● **STATED PROBLEM**: Write out the data below exactly as given, without any of its pictures.

── INFORMATION SHOWN ──

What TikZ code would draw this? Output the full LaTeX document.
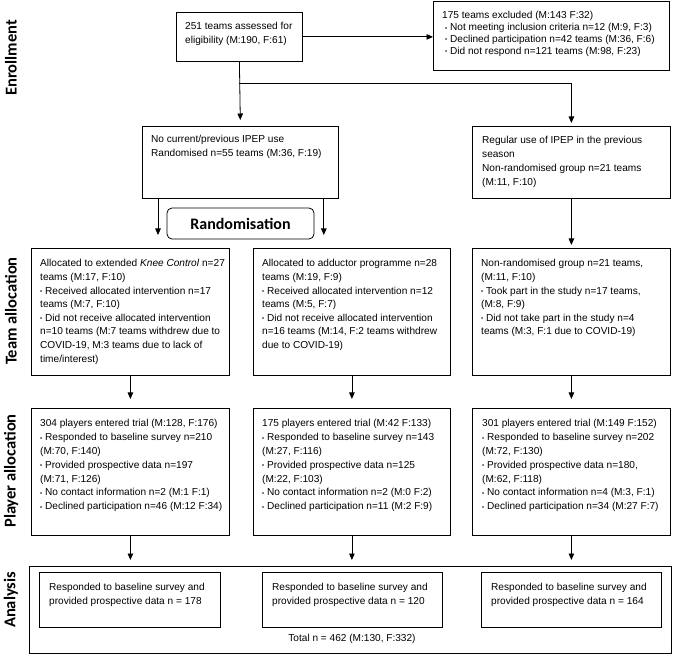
\documentclass[tikz,border=0pt]{standalone}
\usepackage{fontspec}
\setmainfont{Liberation Sans}
\newfontfamily\stagefont{Carlito}
\usetikzlibrary{arrows.meta}

% small bullet used in the lists
\newcommand{\bul}{{\fontsize{6}{6}\selectfont\raisebox{0.6pt}{\textbullet}}\ }

\tikzset{
  box/.style={draw, line width=0.8pt, anchor=north west, inner sep=0pt},
  txt/.style={anchor=north west, inner sep=0pt, align=left, font=\fontsize{10.1}{13.8}\selectfont},
  stage/.style={rotate=90, font=\stagefont\bfseries\fontsize{16.5}{16.5}\selectfont},
  arr/.style={-{Triangle[length=6.5pt,width=5.5pt]}, line width=0.8pt},
}

\begin{document}
\begin{tikzpicture}[x=1pt, y=-1pt]
\useasboundingbox (0,0) rectangle (673,655);

% Stage labels
\node[stage] (lenroll) at (11,58) {Enrollment};
\node[stage] (lteam) at (11,311) {Team allocation};
\node[stage] (lplayer) at (11,471) {Player allocation};
\node[stage] (lanalysis) at (11,600) {Analysis};

% Enrollment
\node[box, minimum width=126pt, minimum height=49pt] (assess) at (176,12) {};
\node[txt] (assesst) at ([xshift=9pt, yshift=-10.4pt]assess.north west)
  {251 teams assessed for\\eligibility (M:190, F:61)};
\node[box, minimum width=236pt, minimum height=69pt] (excl) at (433,1) {};
\node[txt, font=\fontsize{10.1}{11.7}\selectfont] (exclt) at ([xshift=9pt, yshift=-10.4pt]excl.north west)
  {175 teams excluded (M:143 F:32)\\
   \hspace*{3pt}\bul Not meeting inclusion criteria n=12 (M:9, F:3)\\
   \hspace*{3pt}\bul Declined participation n=42 teams (M:36, F:6)\\
   \hspace*{3pt}\bul Did not respond n=121 teams (M:98, F:23)};

\node[box, minimum width=196pt, minimum height=72pt] (nocur) at (142,126) {};
\node[txt, font=\fontsize{10.1}{14}\selectfont] (nocurt) at ([xshift=9pt, yshift=-9.4pt]nocur.north west)
  {No current/previous IPEP use\\Randomised n=55 teams (M:36, F:19)};
\node[box, minimum width=198pt, minimum height=72pt] (regular) at (472,126) {};
\node[txt, font=\fontsize{10.1}{14}\selectfont] (regulart) at ([xshift=10pt, yshift=-10.4pt]regular.north west)
  {Regular use of IPEP in the previous\\season\\Non-randomised group n=21 teams\\(M:11, F:10)};

\node[draw, rounded corners=5pt, line width=0.8pt, minimum width=147pt, minimum height=31pt,
  font=\stagefont\bfseries\fontsize{16}{16}\selectfont] (rand) at (240.5,223.5) {Randomisation};

% Team allocation
\node[box, minimum width=198pt, minimum height=127pt] (alloc1) at (31,248) {};
\node[txt, font=\fontsize{10.1}{13.6}\selectfont] (alloc1t) at ([xshift=9pt, yshift=-11.4pt]alloc1.north west)
  {Allocated to extended \textit{Knee Control} n=27\\teams (M:17, F:10)\\
   \bul Received allocated intervention n=17\\teams (M:7, F:10)\\
   \bul Did not receive allocated intervention\\n=10 teams (M:7 teams withdrew due to\\
   COVID-19, M:3 teams due to lack of\\time/interest)};
\node[box, minimum width=197pt, minimum height=127pt] (alloc2) at (253,248) {};
\node[txt, font=\fontsize{10.1}{13.6}\selectfont] (alloc2t) at ([xshift=9pt, yshift=-11.4pt]alloc2.north west)
  {Allocated to adductor programme n=28\\teams (M:19, F:9)\\
   \bul Received allocated intervention n=12\\teams (M:5, F:7)\\
   \bul Did not receive allocated intervention\\n=16 teams (M:14, F:2 teams withdrew\\
   due to COVID-19)};
\node[box, minimum width=198pt, minimum height=127pt] (alloc3) at (472,248) {};
\node[txt, font=\fontsize{10.1}{13.6}\selectfont] (alloc3t) at ([xshift=9pt, yshift=-11.4pt]alloc3.north west)
  {Non-randomised group n=21 teams,\\(M:11, F:10)\\
   \bul Took part in the study n=17 teams,\\(M:8, F:9)\\
   \bul Did not take part in the study n=4\\teams (M:3, F:1 due to COVID-19)};

% Player allocation
\node[box, minimum width=198pt, minimum height=127pt] (player1) at (31,408) {};
\node[txt] (player1t) at ([xshift=9pt, yshift=-11.4pt]player1.north west)
  {304 players entered trial (M:128, F:176)\\
   \bul Responded to baseline survey n=210\\(M:70, F:140)\\
   \bul Provided prospective data n=197\\(M:71, F:126)\\
   \bul No contact information n=2 (M:1 F:1)\\
   \bul Declined participation n=46 (M:12 F:34)};
\node[box, minimum width=197pt, minimum height=127pt] (player2) at (253,408) {};
\node[txt] (player2t) at ([xshift=9pt, yshift=-11.4pt]player2.north west)
  {175 players entered trial (M:42 F:133)\\
   \bul Responded to baseline survey n=143\\(M:27, F:116)\\
   \bul Provided prospective data n=125\\(M:22, F:103)\\
   \bul No contact information n=2 (M:0 F:2)\\
   \bul Declined participation n=11 (M:2 F:9)};
\node[box, minimum width=198pt, minimum height=127pt] (player3) at (472,408) {};
\node[txt] (player3t) at ([xshift=10pt, yshift=-11.4pt]player3.north west)
  {301 players entered trial (M:149 F:152)\\
   \bul Responded to baseline survey n=202\\(M:72, F:130)\\
   \bul Provided prospective data n=180,\\(M:62, F:118)\\
   \bul No contact information n=4 (M:3, F:1)\\
   \bul Declined participation n=34 (M:27 F:7)};

% Analysis
\node[box, minimum width=642pt, minimum height=87pt] (analysis) at (29,566) {};
\node[box, minimum width=181pt, minimum height=55pt] (an1) at (39,572) {};
\node[box, minimum width=180pt, minimum height=55pt] (an2) at (262,572) {};
\node[box, minimum width=180pt, minimum height=55pt] (an3) at (481,572) {};
\node[txt] (an1t) at ([xshift=10pt, yshift=-11.4pt]an1.north west)
  {Responded to baseline survey and\\provided prospective data n = 178};
\node[txt] (an2t) at ([xshift=10pt, yshift=-11.4pt]an2.north west)
  {Responded to baseline survey and\\provided prospective data n = 120};
\node[txt] (an3t) at ([xshift=10pt, yshift=-11.4pt]an3.north west)
  {Responded to baseline survey and\\provided prospective data n = 164};
\node[txt, anchor=center] (total) at (352,639) {Total n = 462 (M:130, F:332)};

% Connectors
\draw[arr] (assess.east) -- (assess.east -| excl.west);
\draw[arr, shorten >=6pt] (assess.south) -- (nocur.north);
\coordinate (fork) at (assess.south |- 0,83);
\draw[arr, shorten >=3pt] (fork) -| (regular.north);
\draw[arr, shorten >=13pt] ([xshift=16pt]nocur.south west) -- ([xshift=16pt]nocur.south west |- alloc1.north);
\draw[arr, shorten >=13pt] ([xshift=-15pt]nocur.south east) -- ([xshift=-15pt]nocur.south east |- alloc2.north);
\draw[arr, shorten >=3pt] (regular.south) -- (alloc3.north);
\foreach \i in {1,2,3} {
  \draw[arr, shorten >=9pt] (alloc\i.south) -- (player\i.north);
  \draw[arr, shorten >=6pt] (player\i.south) -- (player\i.south |- analysis.north);
}

\end{tikzpicture}
\end{document}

───

● **ANSWER TO THIS PROBLEM**:
What TikZ code would draw this? Output the full LaTeX document.
\documentclass[tikz,border=0pt]{standalone}
\usepackage{fontspec}
\setmainfont{Liberation Sans}
\newfontfamily\stagefont{Carlito}
\usetikzlibrary{arrows.meta}

% small bullet used in the lists
\newcommand{\bul}{{\fontsize{6}{6}\selectfont\raisebox{0.6pt}{\textbullet}}\ }

\tikzset{
  box/.style={draw, line width=0.8pt, anchor=north west, inner sep=0pt},
  txt/.style={anchor=north west, inner sep=0pt, align=left, font=\fontsize{10.1}{13.8}\selectfont},
  stage/.style={rotate=90, font=\stagefont\bfseries\fontsize{16.5}{16.5}\selectfont},
  arr/.style={-{Triangle[length=6.5pt,width=5.5pt]}, line width=0.8pt},
}

\begin{document}
\begin{tikzpicture}[x=1pt, y=-1pt]
\useasboundingbox (0,0) rectangle (673,655);

% Stage labels
\node[stage] (lenroll) at (11,58) {Enrollment};
\node[stage] (lteam) at (11,311) {Team allocation};
\node[stage] (lplayer) at (11,471) {Player allocation};
\node[stage] (lanalysis) at (11,600) {Analysis};

% Enrollment
\node[box, minimum width=126pt, minimum height=49pt] (assess) at (176,12) {};
\node[txt] (assesst) at ([xshift=9pt, yshift=-10.4pt]assess.north west)
  {251 teams assessed for\\eligibility (M:190, F:61)};
\node[box, minimum width=236pt, minimum height=69pt] (excl) at (433,1) {};
\node[txt, font=\fontsize{10.1}{11.7}\selectfont] (exclt) at ([xshift=9pt, yshift=-10.4pt]excl.north west)
  {175 teams excluded (M:143 F:32)\\
   \hspace*{3pt}\bul Not meeting inclusion criteria n=12 (M:9, F:3)\\
   \hspace*{3pt}\bul Declined participation n=42 teams (M:36, F:6)\\
   \hspace*{3pt}\bul Did not respond n=121 teams (M:98, F:23)};

\node[box, minimum width=196pt, minimum height=72pt] (nocur) at (142,126) {};
\node[txt, font=\fontsize{10.1}{14}\selectfont] (nocurt) at ([xshift=9pt, yshift=-9.4pt]nocur.north west)
  {No current/previous IPEP use\\Randomised n=55 teams (M:36, F:19)};
\node[box, minimum width=198pt, minimum height=72pt] (regular) at (472,126) {};
\node[txt, font=\fontsize{10.1}{14}\selectfont] (regulart) at ([xshift=10pt, yshift=-10.4pt]regular.north west)
  {Regular use of IPEP in the previous\\season\\Non-randomised group n=21 teams\\(M:11, F:10)};

\node[draw, rounded corners=5pt, line width=0.8pt, minimum width=147pt, minimum height=31pt,
  font=\stagefont\bfseries\fontsize{16}{16}\selectfont] (rand) at (240.5,223.5) {Randomisation};

% Team allocation
\node[box, minimum width=198pt, minimum height=127pt] (alloc1) at (31,248) {};
\node[txt, font=\fontsize{10.1}{13.6}\selectfont] (alloc1t) at ([xshift=9pt, yshift=-11.4pt]alloc1.north west)
  {Allocated to extended \textit{Knee Control} n=27\\teams (M:17, F:10)\\
   \bul Received allocated intervention n=17\\teams (M:7, F:10)\\
   \bul Did not receive allocated intervention\\n=10 teams (M:7 teams withdrew due to\\
   COVID-19, M:3 teams due to lack of\\time/interest)};
\node[box, minimum width=197pt, minimum height=127pt] (alloc2) at (253,248) {};
\node[txt, font=\fontsize{10.1}{13.6}\selectfont] (alloc2t) at ([xshift=9pt, yshift=-11.4pt]alloc2.north west)
  {Allocated to adductor programme n=28\\teams (M:19, F:9)\\
   \bul Received allocated intervention n=12\\teams (M:5, F:7)\\
   \bul Did not receive allocated intervention\\n=16 teams (M:14, F:2 teams withdrew\\
   due to COVID-19)};
\node[box, minimum width=198pt, minimum height=127pt] (alloc3) at (472,248) {};
\node[txt, font=\fontsize{10.1}{13.6}\selectfont] (alloc3t) at ([xshift=9pt, yshift=-11.4pt]alloc3.north west)
  {Non-randomised group n=21 teams,\\(M:11, F:10)\\
   \bul Took part in the study n=17 teams,\\(M:8, F:9)\\
   \bul Did not take part in the study n=4\\teams (M:3, F:1 due to COVID-19)};

% Player allocation
\node[box, minimum width=198pt, minimum height=127pt] (player1) at (31,408) {};
\node[txt] (player1t) at ([xshift=9pt, yshift=-11.4pt]player1.north west)
  {304 players entered trial (M:128, F:176)\\
   \bul Responded to baseline survey n=210\\(M:70, F:140)\\
   \bul Provided prospective data n=197\\(M:71, F:126)\\
   \bul No contact information n=2 (M:1 F:1)\\
   \bul Declined participation n=46 (M:12 F:34)};
\node[box, minimum width=197pt, minimum height=127pt] (player2) at (253,408) {};
\node[txt] (player2t) at ([xshift=9pt, yshift=-11.4pt]player2.north west)
  {175 players entered trial (M:42 F:133)\\
   \bul Responded to baseline survey n=143\\(M:27, F:116)\\
   \bul Provided prospective data n=125\\(M:22, F:103)\\
   \bul No contact information n=2 (M:0 F:2)\\
   \bul Declined participation n=11 (M:2 F:9)};
\node[box, minimum width=198pt, minimum height=127pt] (player3) at (472,408) {};
\node[txt] (player3t) at ([xshift=10pt, yshift=-11.4pt]player3.north west)
  {301 players entered trial (M:149 F:152)\\
   \bul Responded to baseline survey n=202\\(M:72, F:130)\\
   \bul Provided prospective data n=180,\\(M:62, F:118)\\
   \bul No contact information n=4 (M:3, F:1)\\
   \bul Declined participation n=34 (M:27 F:7)};

% Analysis
\node[box, minimum width=642pt, minimum height=87pt] (analysis) at (29,566) {};
\node[box, minimum width=181pt, minimum height=55pt] (an1) at (39,572) {};
\node[box, minimum width=180pt, minimum height=55pt] (an2) at (262,572) {};
\node[box, minimum width=180pt, minimum height=55pt] (an3) at (481,572) {};
\node[txt] (an1t) at ([xshift=10pt, yshift=-11.4pt]an1.north west)
  {Responded to baseline survey and\\provided prospective data n = 178};
\node[txt] (an2t) at ([xshift=10pt, yshift=-11.4pt]an2.north west)
  {Responded to baseline survey and\\provided prospective data n = 120};
\node[txt] (an3t) at ([xshift=10pt, yshift=-11.4pt]an3.north west)
  {Responded to baseline survey and\\provided prospective data n = 164};
\node[txt, anchor=center] (total) at (352,639) {Total n = 462 (M:130, F:332)};

% Connectors
\draw[arr] (assess.east) -- (assess.east -| excl.west);
\draw[arr, shorten >=6pt] (assess.south) -- (nocur.north);
\coordinate (fork) at (assess.south |- 0,83);
\draw[arr, shorten >=3pt] (fork) -| (regular.north);
\draw[arr, shorten >=13pt] ([xshift=16pt]nocur.south west) -- ([xshift=16pt]nocur.south west |- alloc1.north);
\draw[arr, shorten >=13pt] ([xshift=-15pt]nocur.south east) -- ([xshift=-15pt]nocur.south east |- alloc2.north);
\draw[arr, shorten >=3pt] (regular.south) -- (alloc3.north);
\foreach \i in {1,2,3} {
  \draw[arr, shorten >=9pt] (alloc\i.south) -- (player\i.north);
  \draw[arr, shorten >=6pt] (player\i.south) -- (player\i.south |- analysis.north);
}

\end{tikzpicture}
\end{document}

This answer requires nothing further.